Se pregunta el diario ABC cuál es la fórmula para regenerarEspaña, entendiendo que los signos visibles de nuestra decrepitud «crisis económica, corrupción política, pérdida de nuestra conciencia colectiva, etcétera» poseen un común denominador, o siquiera que están íntimamente conectados. Y desde luego lo están; aunque falta determinar cuál es su vínculo, que a veces se menciona con la difusa expresión de «crisis de valores». Pero los «valores» son productos culturales, cuya jerarquía establece cada época en función de sus prioridades e intereses; y cuya vigencia declina a medida que cambian tales prioridades e intereses. Frente a los adventicios y cambiantes «valores» se hallan las inmutables virtudes, que los antiguos invocaban en circunstancias semejantes a las que nosotros ahora padecemos; pero para que tales virtudes puedan ser invocadas, hace falta reconocer un Principio del que tales virtudes emanen, cosa a la que nuestra época no parece dispuesta, pues sería tanto como renunciar a las prioridades e intereses que guían sus acciones.
A lo máximo que nuestra época puede comprometerse, huérfana de ese Principio de virtud, es a una disciplina ética; pero las disciplinas éticas acaban relajándose tarde o temprano, pues enjuician las acciones por sus consecuencias «criterio de pragmatismo», sin atreverse a reconocer una norma suprema que enjuicie la naturaleza de la acción en sí. Así, por ejemplo, la disciplina ética vigente en nuestra época postula que las personas somos libres para actuar según nuestro deseo; y que tal libertad sólo será reprobable cuando cause un daño tangible a un tercero. No existiendo ese daño tangible, nuestra acción no podrá ser reprobada. El político corrupto que cobra comisiones antes de recalificar un terreno y conceder una licencia, ¿a quién está dañando? No, desde luego, al concesionario de la licencia, que espera sacar de la concesión una tajada mucho mayor que la comisión que el político corrupto se lleva bajo cuerda; y tampoco a quienes luego vayan a comprarse un piso en la urbanización que el concesionario construya sobre los terrenos recalificados, que habrán de hacerlo necesariamente al precio de mercado (precio que, desde luego, no variará porque el político deje de cobrar comisión). Tal vez la disciplina ética del político corrupto pueda calificarse de «relajada»; pero, desde un punto de vista meramente pragmático, no puede afirmarse que esté causando un daño tangible a nadie. Tampoco lo causa quien, en lugar de ingresar sus ahorros en una cuenta bancaria que, al cabo del año, le rinda unos intereses magros, los invierte en brumosas operaciones financieras que se los devuelven multiplicados por cuatro.

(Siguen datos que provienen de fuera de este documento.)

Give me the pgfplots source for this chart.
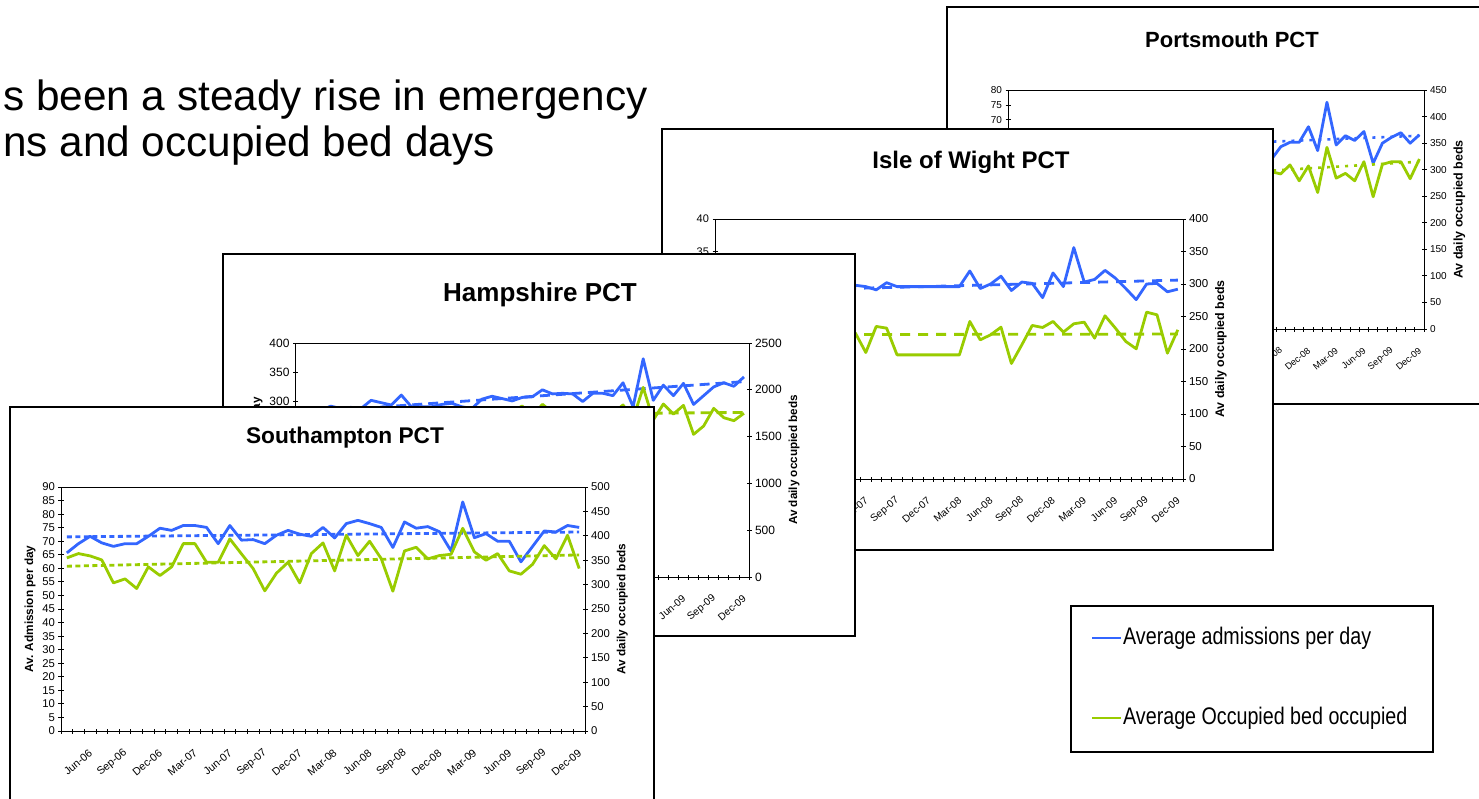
\documentclass[border=0pt]{standalone}
\usepackage{fontspec}
\setmainfont{Liberation Sans}
\newfontfamily\narrowfont[FakeStretch=0.82]{Liberation Sans}
\usepackage{pgfplots}
\usepackage{pgfplotstable}
\pgfplotsset{compat=1.18}
\definecolor{admblue}{RGB}{51,102,255}
\definecolor{bedgreen}{RGB}{153,204,0}
\newcommand{\fs}[1]{\fontsize{#1}{#1}\selectfont}

\pgfplotstableread{
i adm beds
1 65.7 354.7
2 69.1 363.6
3 71.8 358.8
4 69.4 350.6
5 68.1 303.5
6 69.1 311.7
7 69.1 292.0
8 71.8 336.3
9 74.8 318.6
10 74.0 336.3
11 75.8 384.0
12 75.8 384.0
13 75.1 345.8
14 69.1 345.8
15 75.8 393.6
16 70.4 362.9
17 70.6 332.9
18 69.1 287.2
19 72.2 323.3
20 74.0 345.8
21 72.6 303.5
22 71.8 363.6
23 75.1 385.4
24 71.2 328.1
25 76.5 401.1
26 77.7 359.5
27 76.5 388.8
28 75.1 353.3
29 67.7 286.5
30 77.1 369.0
31 74.8 376.5
32 75.4 352.7
33 73.5 359.5
34 66.4 362.2
35 84.5 415.4
36 71.3 367.0
37 72.8 349.9
38 70.0 363.6
39 70.0 328.1
40 62.4 321.3
41 68.1 341.7
42 73.8 379.9
43 73.4 352.7
44 75.8 401.1
45 75.1 332.9
}\southdata

\pgfplotstableread{
i adm beds
1 282 1700
2 288 1760
3 285 1740
4 292 1720
5 288 1650
6 290 1670
7 288 1640
8 302 1740
9 298 1700
10 294 1730
11 311 1800
12 291 1800
13 291 1740
14 291 1730
15 295 1810
16 297 1760
17 291 1700
18 288 1640
19 304 1720
20 309 1750
21 305 1680
22 301 1770
23 307 1827
24 308 1720
25 320 1845
26 313 1760
27 314 1810
28 313 1740
29 300 1640
30 314 1770
31 314 1790
32 310 1750
33 332 1838
34 291 1690
35 373 2026
36 302 1677
37 328 1848
38 310 1741
39 331 1834
40 295 1524
41 310 1613
42 325 1802
43 332 1702
44 326 1670
45 342 1749
}\hampdata

\pgfplotstableread{
i adm beds
1 28.5 215
2 29.2 228
3 28.8 205
4 29.5 221
5 28.2 232
6 29.0 210
7 29.8 198
8 28.6 225
9 29.3 219
10 30.1 207
11 29.0 230
12 29.5 214
13 30.3 229
14 29.8 224.4
15 29.6 194.6
16 29.1 234.7
17 30.2 232.1
18 29.6 191
19 29.6 191
20 29.6 191
21 29.6 191
22 29.6 191
23 29.6 191
24 29.6 191
25 32.0 242.4
26 29.3 214.1
27 30.0 221.8
28 31.2 233.6
29 29.0 177.7
30 30.3 206.4
31 30.1 236.2
32 27.9 233.1
33 31.7 242.4
34 29.6 225.9
35 35.6 238.8
36 30.3 241.3
37 30.7 216.7
38 32.1 251.1
39 30.9 232.1
40 29.3 211.6
41 27.6 200.3
42 30.0 256.7
43 30.1 252.6
44 28.8 193.6
45 29.2 229.5
}\wightdata

\pgfplotstableread{
i adm beds
1 57.5 272
2 59.0 285
3 56.8 268
4 58.2 290
5 55.9 262
6 57.0 279
7 58.8 295
8 60.1 270
9 57.4 283
10 58.6 276
11 61.2 298
12 59.5 288
13 58.0 265
14 56.7 280
15 60.3 292
16 58.1 274
17 57.2 268
18 56.0 286
19 59.4 300
20 60.5 281
21 58.3 273
22 57.6 295
23 60.9 287
24 59.2 278
25 61.0 302
26 58.4 284
27 60.7 290
28 59.8 299
29 56.8 296
30 61.0 292
31 62.5 309
32 62.5 279
33 67.7 307
34 59.7 257
35 75.9 342
36 61.6 284
37 64.7 293
38 63.1 279
39 66.1 315
40 55.5 249
41 62.2 310
42 64.2 315
43 65.7 315
44 62.2 283
45 65.0 320
}\portsdata

\pgfplotsset{
  base/.style={scale only axis, xmin=0.5, xmax=45.5, ymin=0,
    tick align=center, major tick length=0pt, minor tick length=5pt,
    axis line style={black, line width=0.8pt},
    tick style={black, line width=0.8pt},
    /pgf/number format/assume math mode=true,
    /pgf/number format/1000 sep={}},
  leftax/.style={base, minor xtick={0.5,1.5,...,45.5},
    xtick pos=left, ytick pos=left,
    yticklabel style={xshift=-2.5pt},
    xticklabel style={rotate=40, anchor=east, inner sep=0pt,
        yshift=-16pt, xshift=-12.5pt, font=\fs{#1}}},
  rightax/.style={base, axis x line=none, axis y line*=right,
    yticklabel style={xshift=2.5pt}},
  adm/.style={admblue, line width=2.8pt, line join=round},
  beds/.style={bedgreen, line width=2.8pt, line join=round},
}

\begin{document}
\begin{tikzpicture}
\path[use as bounding box] (0pt,0pt) rectangle (1479pt,-799pt);
\clip (0pt,0pt) rectangle (1479pt,-799pt);

% heading
\node[anchor=base west, inner sep=0pt, font=\fs{42.3}] at (3pt,-111pt) {s been a steady rise in emergency};
\node[anchor=base west, inner sep=0pt, font=\fs{42.3}] at (3pt,-157pt) {ns and occupied bed days};

% ---------------- Portsmouth ----------------
\draw[fill=white, line width=1.3pt] (947pt,-7pt) rectangle (1500pt,-404pt);
\node[font=\bfseries\fs{22}] at (1232pt,-40pt) {Portsmouth PCT};
\begin{axis}[leftax=9.2, at={(1008pt,-329pt)}, anchor=south west, width=416pt, height=239pt,
  ymax=80, ytick={70,75,80}, minor ytick={0,5,...,80},
  xtick={30,33,...,45},
  xticklabels={Sep-08,Dec-08,Mar-09,Jun-09,Sep-09,Dec-09},
  yticklabel style={font=\fs{10}}, label style={font=\bfseries\fs{12.5}}]
\addplot[adm] table[x=i,y=adm]{\portsdata};
\addplot[admblue, line width=2.6pt, dash pattern=on 3pt off 6pt] coordinates {(1,59.2) (45,64.7)};
\end{axis}
\begin{axis}[rightax, at={(1008pt,-329pt)}, anchor=south west, width=416pt, height=239pt,
  ymax=450, ytick={0,50,...,450}, minor ytick={0,50,...,450}, ylabel={Av daily occupied beds},
  tick label style={font=\fs{10}}, label style={font=\bfseries\fs{12.5}}]
\addplot[beds] table[x=i,y=beds]{\portsdata};
\addplot[bedgreen, line width=2.6pt, dash pattern=on 3pt off 6pt] coordinates {(1,269) (45,315)};
\end{axis}

% ---------------- Isle of Wight ----------------
\draw[fill=white, line width=1.3pt] (662pt,-129pt) rectangle (1273pt,-550pt);
\node[font=\bfseries\fs{24}] at (971pt,-162pt) {Isle of Wight PCT};
\begin{axis}[leftax=10.2, at={(715pt,-479pt)}, anchor=south west, width=468pt, height=260pt,
  ymax=40, ytick={35,40}, minor ytick={0,5,...,40},
  xtick={15,18,...,45},
  xticklabels={Jun-07,Sep-07,Dec-07,Mar-08,Jun-08,Sep-08,Dec-08,Mar-09,Jun-09,Sep-09,Dec-09},
  yticklabel style={font=\fs{11}}, label style={font=\bfseries\fs{12.4}}]
\addplot[adm] table[x=i,y=adm]{\wightdata};
\addplot[admblue, line width=2.8pt, dash pattern=on 10pt off 8pt] coordinates {(1,28.8) (45,30.6)};
\end{axis}
\begin{axis}[rightax, at={(715pt,-479pt)}, anchor=south west, width=468pt, height=260pt,
  ymax=400, ytick={0,50,...,400}, minor ytick={0,50,...,400}, ylabel={Av daily occupied beds},
  tick label style={font=\fs{11.5}}, label style={font=\bfseries\fs{12.4}}]
\addplot[beds] table[x=i,y=beds]{\wightdata};
\addplot[bedgreen, line width=2.8pt, dash pattern=on 10pt off 8pt] coordinates {(1,222) (45,223)};
\end{axis}

% ---------------- Hampshire ----------------
\draw[fill=white, line width=1.3pt] (223pt,-254pt) rectangle (855pt,-636pt);
\node[font=\bfseries\fs{26}] at (540pt,-295pt) {Hampshire PCT};
\begin{axis}[leftax=10.2, at={(295.5pt,-577pt)}, anchor=south west, width=453.5pt, height=234pt,
  ymax=400, ytick={300,350,400}, minor ytick={0,50,...,400},
  ylabel={Av. Admission per day},
  xtick={39,42,45},
  xticklabels={Jun-09,Sep-09,Dec-09},
  yticklabel style={font=\fs{12}}, label style={font=\bfseries\fs{11.7}}]
\addplot[adm] table[x=i,y=adm]{\hampdata};
\addplot[admblue, line width=2.8pt, dash pattern=on 10pt off 6pt] coordinates {(1,281) (45,334)};
\end{axis}
\begin{axis}[rightax, at={(295.5pt,-577pt)}, anchor=south west, width=453.5pt, height=234pt,
  ymax=2500, ytick={0,500,...,2500}, minor ytick={0,500,...,2500}, ylabel={Av daily occupied beds},
  tick label style={font=\fs{12}}, label style={font=\bfseries\fs{11.7}}]
\addplot[beds] table[x=i,y=beds]{\hampdata};
\addplot[bedgreen, line width=2.8pt, dash pattern=on 10pt off 6pt] coordinates {(1,1720) (45,1758)};
\end{axis}

% ---------------- Southampton ----------------
\draw[fill=white, line width=1.3pt] (10pt,-407pt) rectangle (654pt,-810pt);
\node[font=\bfseries\fs{22.7}] at (345pt,-438pt) {Southampton PCT};
\begin{axis}[leftax=10.8, at={(61pt,-731pt)}, anchor=south west, width=524pt, height=244pt,
  ymax=90, ytick={0,5,...,90}, minor ytick={0,5,...,90}, ylabel={Av. Admission per day},
  xtick={3,6,...,45},
  xticklabels={Jun-06,Sep-06,Dec-06,Mar-07,Jun-07,Sep-07,Dec-07,Mar-08,Jun-08,Sep-08,Dec-08,Mar-09,Jun-09,Sep-09,Dec-09},
  yticklabel style={font=\fs{11.3}}, label style={font=\bfseries\fs{11.8}}]
\addplot[adm] table[x=i,y=adm]{\southdata};
\addplot[admblue, line width=2.8pt, dash pattern=on 5pt off 3.5pt] coordinates {(1,71.6) (45,73.4)};
\end{axis}
\begin{axis}[rightax, at={(61pt,-731pt)}, anchor=south west, width=524pt, height=244pt,
  ymax=500, ytick={0,50,...,500}, minor ytick={0,50,...,500}, ylabel={Av daily occupied beds},
  tick label style={font=\fs{11.3}}, label style={font=\bfseries\fs{11.8}}]
\addplot[beds] table[x=i,y=beds]{\southdata};
\addplot[bedgreen, line width=2.8pt, dash pattern=on 5pt off 3.5pt] coordinates {(1,337.7) (45,360.8)};
\end{axis}

% ---------------- Legend ----------------
\draw[fill=white, line width=1.6pt] (1071pt,-606pt) rectangle (1433pt,-752pt);
\draw[admblue, line width=2pt] (1092pt,-638pt) -- (1121pt,-638pt);
\node[anchor=west, inner sep=0pt, font=\narrowfont\fs{24}] at (1123pt,-638pt) {Average admissions per day};
\draw[bedgreen, line width=2pt] (1092pt,-718pt) -- (1121pt,-718pt);
\node[anchor=west, inner sep=0pt, font=\narrowfont\fs{24}] at (1123pt,-718pt) {Average Occupied bed occupied};
\end{tikzpicture}
\end{document}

Puesto que el dinero no procrea como si fuese un conejo, parece evidente que ese «pelotazo» o truco de prestidigitación que multiplica súbitamente unos ahorros por cuatro se ha logrado a costa de que alguien haya visto reducido su dinero en la misma proporción. Pero ¿quién es ese alguien? Su existencia es tan brumosa como las propias operaciones financieras que han favorecido la multiplicación del dinero; y, no habiendo daño tangible, nadie podrá condenar ese enriquecimiento rápido. A menos, claro está, que aceptemos calificar la naturaleza moral de nuestras acciones, independientemente de las consecuencias que acarreen. Pero para ello habríamos de restringir nuestra libertad; habríamos de someterla a un freno moral previo. Y esto exigiría reconocer una ley suprema de justicia que no puede ser modificada en atención a nuestras prioridades e intereses; y cuyo castigo no dependa «o sólo dependa a la hora de establecer su graduación» del perjuicio causado a terceros, sino de la ofensa inferida a la ley suprema de justicia. Mientras esa ley suprema no sea restablecida, todo intento de regeneración social será como arar en el mar; pues las disciplinas éticas, desarraigadas de su Principio, acaban engendrando tedio, acaban pudriéndose y sucumbiendo a diversas formas de relajación, para poder seguir satisfaciendo prioridades e intereses personales. A nuestra época le ocurre, en fin, como a los pelagianos en tiempos de San Agustín, que pretendían aferrarse a una moral independiente de todo condicionamiento sobrenatural; y así terminaban sustituyendo el «fín último» que debe guiar toda acción noble por un fin provechoso para sí mismos. Un fin que, a la postre, por muchos afeites y disimulos con que lo disfracemos, acaba siendo degenerado.